Making a cabinet. The material is faced plywood. Thespindle holes may be marked out from the chassis.
Faced plywood 0.375 in thick is very suitable material. The joints can be secured very satisfactorily with panel pins and glue and quite a good exterior finish can be produced by staining and varnishing. The original was french polished, but this was not observed to improve the performance!
A rectangular slot was provided in the front panel for the pilot lamp. The speaker aperture should be covered with Tygan or some similar material, secured with impact adhesive. The 7 x 4 in loudspeaker should first be fitted to a piece of 0.125 in (3 mm) hardboard in which a suitable aperture has been cut and the whole fitted into the cabinet with wood screws.
To make the securing holes for the chassis, first clamp it in position. Then drill upwards, through the bottom of the cabinet and through the end flanges of the chassis, two holes, one at each end.

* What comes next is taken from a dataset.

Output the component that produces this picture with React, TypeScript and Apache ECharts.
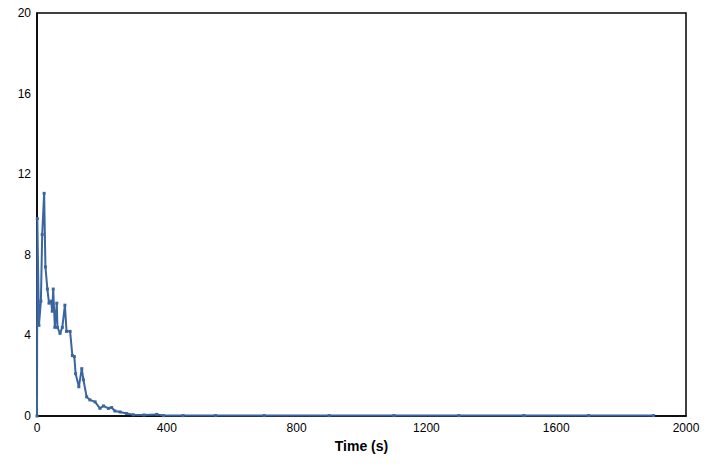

If the holes in the wood are then enlarged and wood screws of suitable size inserted, they will have a self-tapping action as they enter the aluminium and will keep the chassis very firmly in position. The panel lamp slot can be covered with a piece of coloured Perspex or even paper, and the lamp holder secured in position with a small wood screw.
A carrying handle at the top of the cabinet is a useful addition and four small pieces of rubber to act as feet, secured to the bottom with Evostick, will avoid scratches on any polished surface on which the unit may stand.